Is the Future, Corporate Food?
In the next 20 years, over half the farmers in Saskatchewan will be retired. Most people don’t concern themselves with this fact very much, but I think this future reality is very frightening. What will happen to the farms of the retired farmers, and who will buy them? There are very few young farmers out there and even fewer that have the insane financial resources to begin farming. What then? Corporations have already started buying up large tracks of land and having massive fleets of equipment to produce food at the utmost of efficiently, creating factory farms.
While producing food cheaply doesn’t sound so bad, the focus of most businesses is the bottom line; profits.
Food quality, food safety, and environmental protection ends up on the low end of the priority list.

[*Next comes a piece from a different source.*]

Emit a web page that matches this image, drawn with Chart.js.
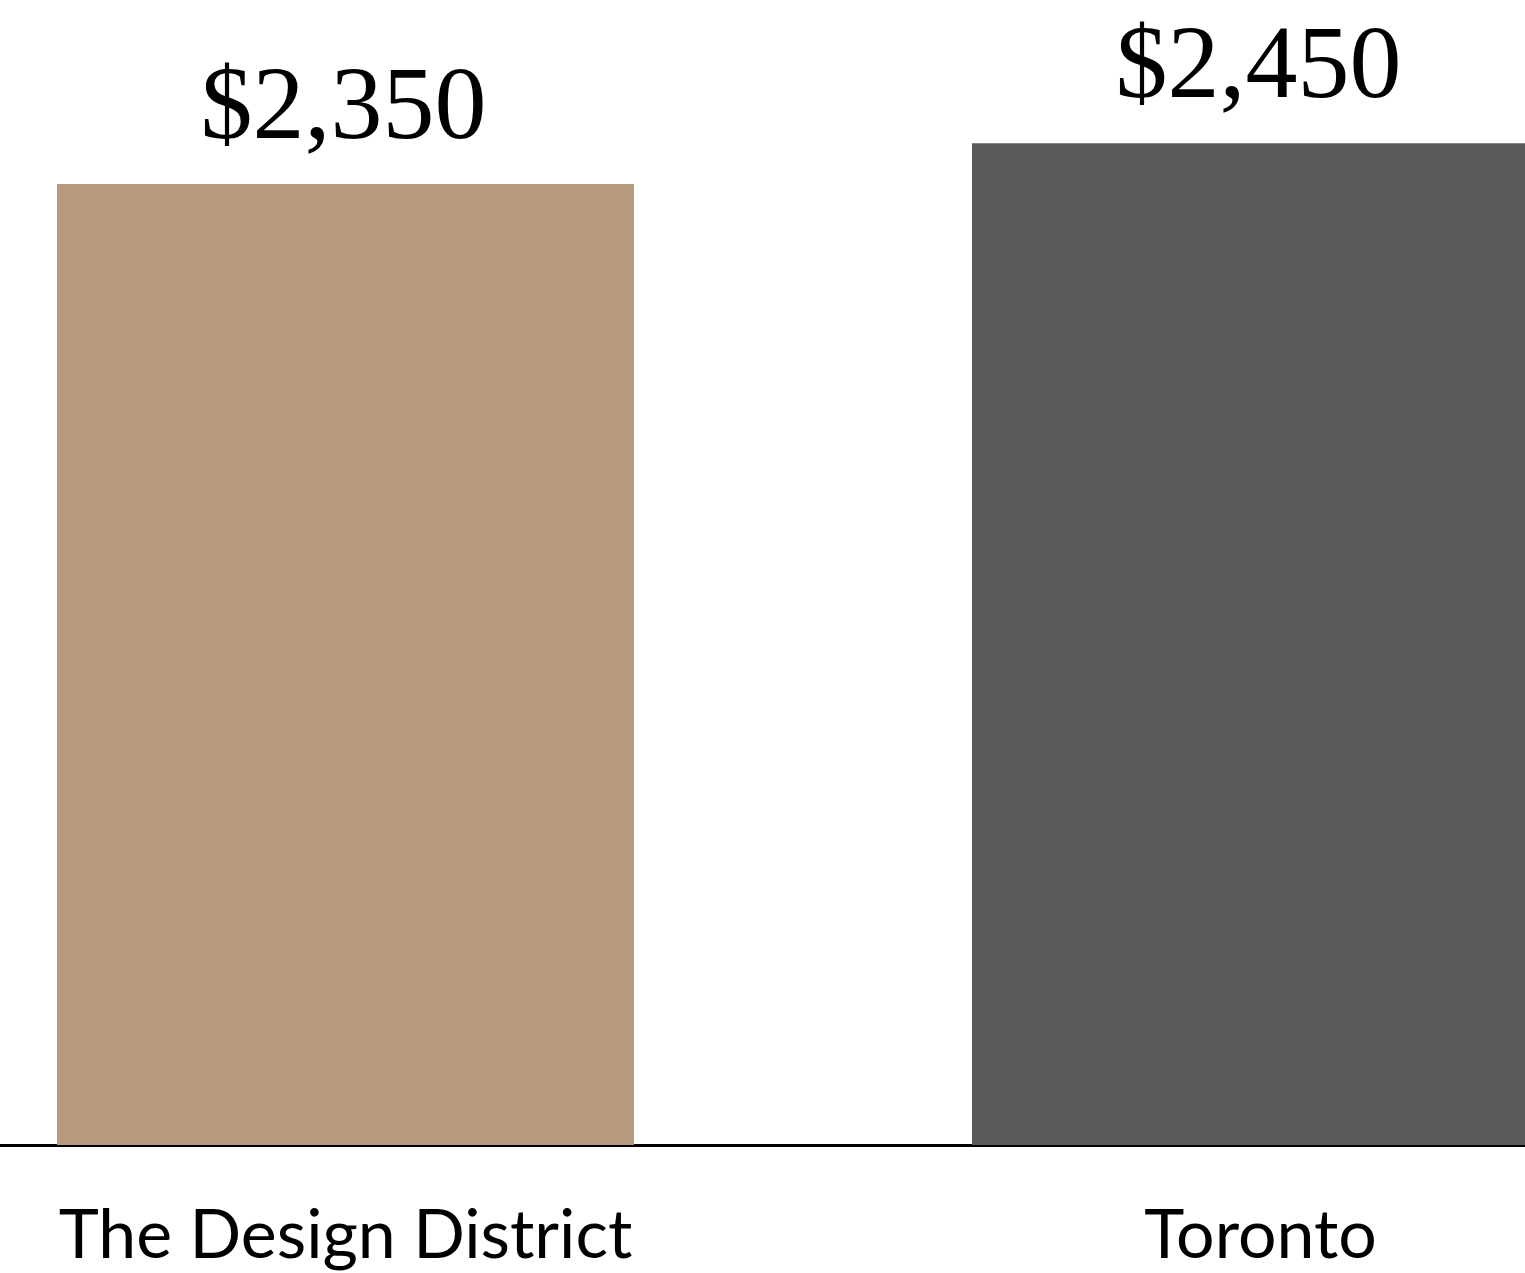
<!DOCTYPE html>
<html>
<head>
<meta charset="utf-8">
<script src="https://cdn.jsdelivr.net/npm/chart.js@4.4.1/dist/chart.umd.min.js"></script>
<style>
  html, body { margin: 0; padding: 0; width: 1525px; height: 1273px; overflow: hidden; background: #ffffff; }
  #wrap { position: absolute; left: -112px; top: 0; width: 1830px; height: 1273px; }
</style>
</head>
<body>
<div id="wrap"><canvas id="c"></canvas></div>
<script>
const categories = ["The Design District", "Toronto"];
const rentValues = [2350, 2450];
const barColors = ["#B59B7C", "#5A5A5A"];
const valueLabels = ["$2,350", "$2,450"];

const valueLabelPlugin = {
  id: "valueLabels",
  afterDatasetsDraw(chart) {
    const ctx = chart.ctx;
    const meta = chart.getDatasetMeta(0);
    ctx.save();
    ctx.font = "104px 'Liberation Serif', 'DejaVu Serif', serif";
    ctx.fillStyle = "#000000";
    ctx.textAlign = "center";
    ctx.textBaseline = "alphabetic";
    meta.data.forEach((bar, i) => {
      ctx.fillText(valueLabels[i], bar.x - 2, bar.y - 46);
    });
    ctx.restore();
  }
};

new Chart(document.getElementById("c"), {
  type: "bar",
  data: {
    labels: categories,
    datasets: [{
      data: rentValues,
      backgroundColor: barColors,
      borderWidth: 0,
      barPercentage: 0.6306,
      categoryPercentage: 1.0
    }]
  },
  options: {
    responsive: true,
    maintainAspectRatio: false,
    animation: false,
    layout: { padding: 0 },
    plugins: { legend: { display: false }, tooltip: { enabled: false } },
    scales: {
      x: {
        z: 1,
        grid: { display: false, drawTicks: false },
        border: { display: true, color: "#000000", width: 3 },
        ticks: {
          color: "#000000",
          padding: 50,
          maxRotation: 0,
          autoSkip: false,
          font: { family: "Lato, 'Open Sans', sans-serif", size: 68 }
        },
        afterFit(scale) { scale.height = 128; }
      },
      y: {
        display: false,
        min: 0,
        max: 2800
      }
    }
  },
  plugins: [valueLabelPlugin]
});
</script>
</body>
</html>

The idea of corporations in the future owning half of Saskatchewan’s agricultural production may sound far fetched, but one only has to look at existing large scale corporations and their subsidiaries to see the possibilities. Ninety percent of the beverages in retail coolers are owned by Coca-Cola and Pepsi. Wendy’s owns Tim Horton’s while KFC owns Taco bell. Lowblaws owns 25 grocery chains including Superstore, The Real Canadian Wholesale Club, and Extra Foods. Could this happen with our farms? You bet.
Investors expect a high return on investment, without regards for the morality of the choices required to get them.
Rare is the investor who can be attracted to a company where the return is lower, but the morals are higher. I see a lot of good people with their good ideas becoming corrupted by the reality of the business world of money and greed. I look at all the canning factories that were once in Ontario, now gone. Fruit and vegetable growers now need to ship it across the border to the U.S. and China just to get it processed. All this because the processors wanted to save a couple cents on a jar of jam.
All this makes me wonder about myself and the future of my own company. Will I have to cut corners here, reduce quality there, just to survive? Furthermore, will my company be swept aside by a large corporation that is willing to do anything and everything to squash competition? Will consumers understand and appreciate the efforts and sacrifices I make to create these high quality products or will they be enticed by cheaper products made half way around the world? These are tough questions that only the future will answer.
As I told my wife Sylvia when we first started this company, “It won’t be boring…” and it never is.